No vídeo capturado pela Polícia Federal, hoje em poder do Mnistério Público e divulgado pelo Estadão, a deputada federal Jaqueline Roriz (PMN-DF), escoltada pelo marido malandro, aparece recebendo uma bolada de R$ 50 mil das mãos de Durval Barbosa, pivô do escândalo que encerrou a carreira do governador José Roberto Arruda. Em seguida, a filha de Joaquim Roriz pede um aumento de propina ao vigarista que foi secretário de Relações Institucionais do Distrito Federal no governo do pai. Para os padrões da família, aquilo era dinheiro de troco.
A gravação das cenas de corrupção explícita custaria à trinca umapedagógica temporada na cadeia em qualquer paragem civilizada. No Brasil da Era da Mediocridade, Jaqueline está na iminência de entrar na multidão de condenados à impunidade. Embora tenha atropelado com selvageria o Código Penal, é altamente improvável que perca a liberdade: a Justiça brasileira não costuma valer para pais-da-pátria. Embora tenha espancado furiosamente a legislação eleitoral e o decoro parlamentar, é certo que não perderá o mandato nem os direitos políticos.
Será absolvida graças à “doutrina Cardozo”, uma abjeção concebida pelo atual ministro da Justiça quando defendia os interesses da companheirada no Conselho de Ética da Câmara. No começo de 2007, escalado pelo PT para encontrar uma fórmula que facilitasse a absolvição por atacado dos pecadores amigos, o deputado federal paulista pariu em poucos dias a malandragem prontamente encampada pelo Conselho: segundo a “doutrina Cardozo”, só podem ser abertos processos por quebra de decoro “referentes a atos cometidos depois da posse do acusado”.
Para preservar os mandatos dos mensaleiros Waldemar Costa Neto (PR-SP) e Paulo Rocha (PT-PA), acusados de quebra de decoro pelo PSOL por estarem enfiados até o pescoço na roubalheira descoberta em 2005, Cardozo argumentou no Conselho de Ética que a dupla fora purificada pela reeleição em 2006. “De alguma forma, o eleitorado optou pela anistia”, fantasiou o professor de Direito, inaugurando uma Justiça paralela em que a urna é a única instância.

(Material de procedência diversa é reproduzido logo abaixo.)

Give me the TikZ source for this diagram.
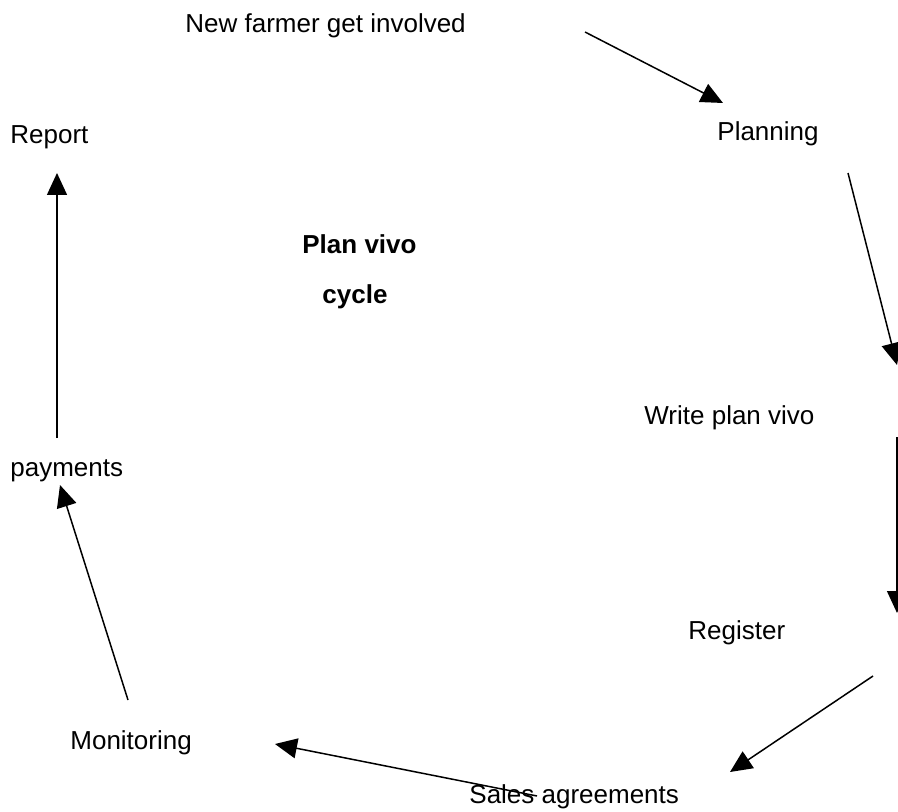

É por esse buraco no porão que vai escapar Jaqueline Roriz. Por ter consumado a tunga não em 2010, mas na campanha anterior, Jaqueline nem precisará esperar a absolvição pelo plenário. Foi dispensada dessas miudezas pela “doutrina Cardozo”, criada pelo deputado que, há um ano, afirmou que não disputaria outro mandato por estar “decepcionado com o Congresso”. Fingiu ter esquecido o que fez. Fingiu que não estava apenas deixando a Câmara para concentrar-se na candidatura ao emprego de ministro.
Já escrevi nesta coluna que o Ministério da Justiça foi privatizado e anexado pelo PT em junho de 2005, quando o escândalo do mensalão obrigou o criminalista Márcio Thomaz Bastos a licenciar-se oficiosamente do cargo para concentrar-se na defesa do chefe Lula e seus 40. Depois de transformar o gabinete em sede do departamento jurídico do bando, o doutor justificou a fama de especialista em livrar da cadeia delinquentes com tanta culpa no cartório que o mais humilde guarda da esquina não hesitaria em dar-lhes voz de prisão. Foi ele quem descobriu que, vista de perto, a quadrilha dos mensaleiros era apenas um ajuntamento de pequenos contraventores. O mensalão nunca existiu, ensinou Márcio à clientela. Só dinheiro de caixa 2. Só recursos não contabilizados.
Herdeiro do escritório, Tarso Genro resolveu matar a saudade da Guerra Fria e envergonhar o Brasil decente com trapaças e trapalhadas internacionais. Em 2007, durante os Jogos Panamericanos do Rio, ganhou a medalha de ouro em subserviência ao afagar a ditadura cubana com a deportação dos pugilistas Erislandy Lara e Guillermo Rigondeaux. No ano seguinte, escalou o pódio do cinismo ao transformar em ditadura a democracia italiana, recusar o pedido de extradição de Cesare Battisti e promover o assassino de estimação em refugiado político.
No começo de 2010, com a substituição do bacharel gaúcho pelo interino vocacional Luiz Paulo Barreto, a instituição acabou reduzida a filial da grande fábrica de dossiês cafajestes, acionada regularmente pela Casa Civil e pelo Alto Comando da campanha de Dilma Rousseff. Decidida a prosseguir o trabalho de destruição que Lula começou, a sucessora entregou o Ministério da Justiça a José Eduardo Cardozo.
O caso Jaqueline Roriz confirma que confiou a missão ao homem certo.